The protesters are calling for an end to the Indian military’s presence in Maldives
A slow but steady protest has been building up in Maldives against India for the past few months. It has been named the ‘India Out’ campaign and it is primarily against Indian military presence on the island nation.
Not surprisingly, the person leading the protest is ex-President of Maldives, Abdulla Yameen, who had been labelled a close ally of China before he lost the elections in 2018. He was sentenced to five years in jail in 2019 for misappropriating $1 million in state funds and money laundering. His jail term was changed to house arrest Because of COVID-19.
Abdulla Yameen was released on November 30 as all charges against him were overturned giving him the chance to re-enter politics once again. Soon after his release, the protests began to pick up speed. Yameen’s Progressive Party of Maldives (PPM) is leading the campaign, which has gathered a lot of momentum on social media as well.
Islam is the state religion of Maldives, and it remains to be seen how India handles yet another case of deteriorating bilateral relations with a historically close neighbour. Also, there are concerns about China’s growing influence in this strategically important archipelago.
Earlier this month, PPM had said that Yameen would travel to the atolls to step up the ongoing campaign resisting “Indian boots on the ground” in the Indian Ocean Archipelago. The ruling administration, under President Ibrahim Mohamed Solih, denies any Indian military presence and described India as the country’s “closest ally and trusted neighbour”. The Maldives government’s statement coincided with the new Indian high commissioner, Munu Mahawar, presenting his credentials to President Ibrahim Solih at an official ceremony.
Social media was abuzz with images of Abdulla Yameen and his supporters in red t-shirts with ‘India Out’ printed in bold letters on them.
A statement released by the Maldives government on December 19, said that they are “profoundly concerned by the attempts to spread misguided and unsubstantiated information to propagate hatred towards India, one of the closest bilateral partners of the Maldives by a small group of individuals and a few political personalities.’’
The government called on its citizens to exercise their fundamental rights and freedom of expression in a responsible manner. “Spreading hatred and making false allegations regarding bilateral ties with neighbouring countries not only tarnishes the relations with trusted allies who extends consistent support to the Maldivian people, but also affect the safety and security of their citizens in Maldives, and Maldivians living abroad,’’ the statement read.
The statement further called on “all parties, especially the political leadership, to act responsibly, and refrain from spreading false information that undermines the country’s cordial relations with its neighbours, and the international community.’’

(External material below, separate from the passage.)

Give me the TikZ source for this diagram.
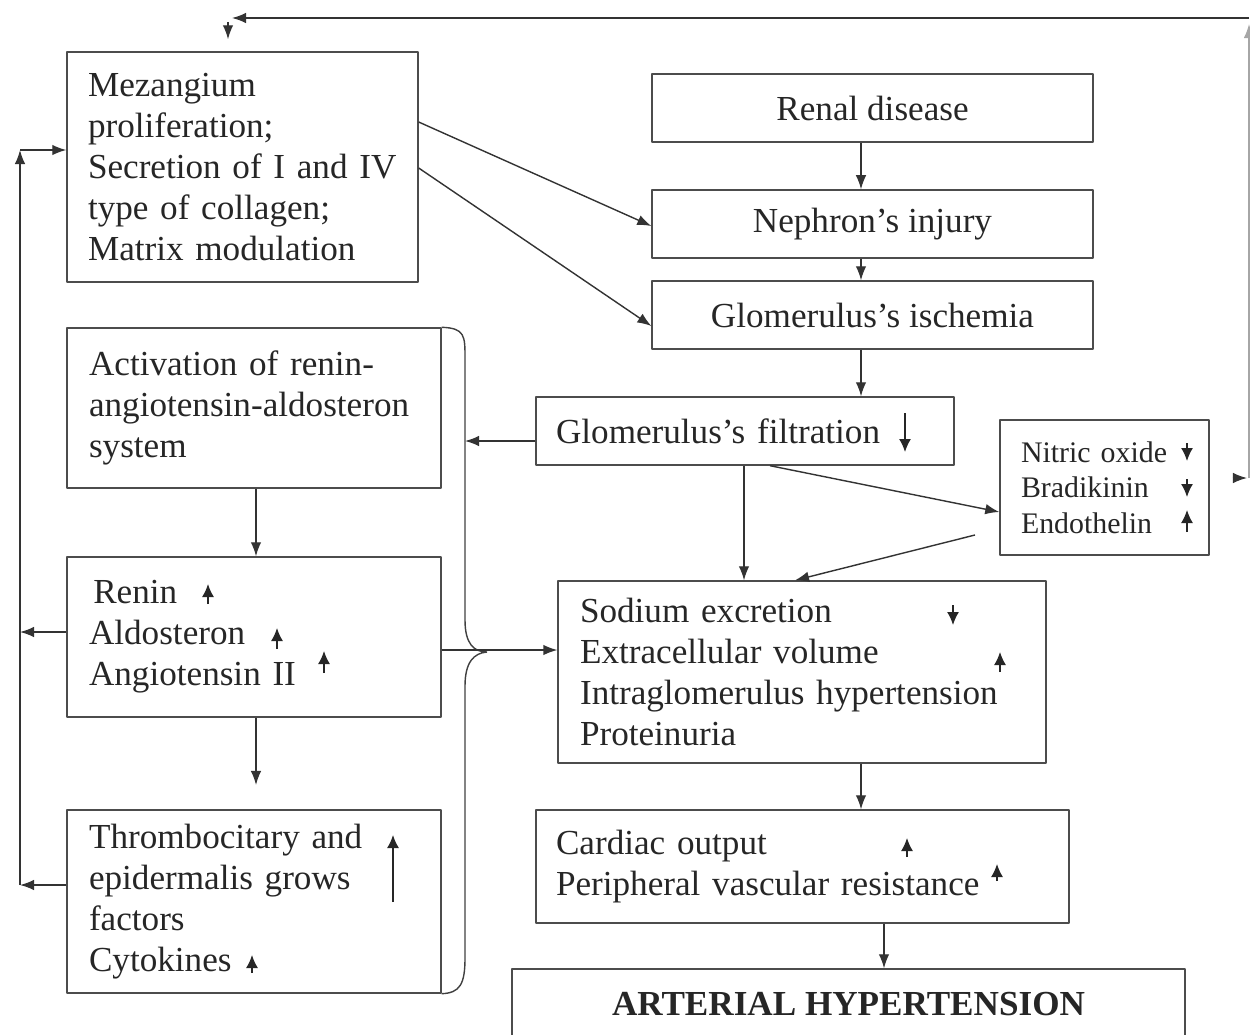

This is the second such statement issued by Male in recent weeks. Two days ago, the Government had “strongly rejected” attempts to spread “false information” criticising its ties with India, its “closest ally and trusted neighbour”.
The main controversy regarding India’s role involves presence of contingents from the Indian Navy and Coast Guard in the country. They are there to maintain and operate a Dornier twin-engine aircraft and two helicopters which are there to assist in medical evacuations from about 200 scattered islands. The aircrafts are also used to guard Maldives’ huge exclusive economic zone against foreign illegal fishing boats. Opposition leaders, however, say that the presence of a foreign military undermines Maldives’ sovereignty.
India-Maldives relations deteriorated considerably when the Yameen administration was in power from 2013 to 2018. Tensions rose significantly over Mr. Yameen’s ultimatum to New Delhi to withdraw two Indian helicopters from the strategically important Laamu and Addu atolls. Maldives is a very special country in the Indian Ocean. The people are aware of its size and capability, but they are also fiercely proud of its independent stature. Maldives was never colonised by Britain; instead, they signed a protectorate agreement that turned the country into a British protected state, making concessions of the island’s sovereignty in matters of foreign policy in return of autonomous self-governance. This pragmatic approach towards bigger nations is what makes this protest all the more relevant.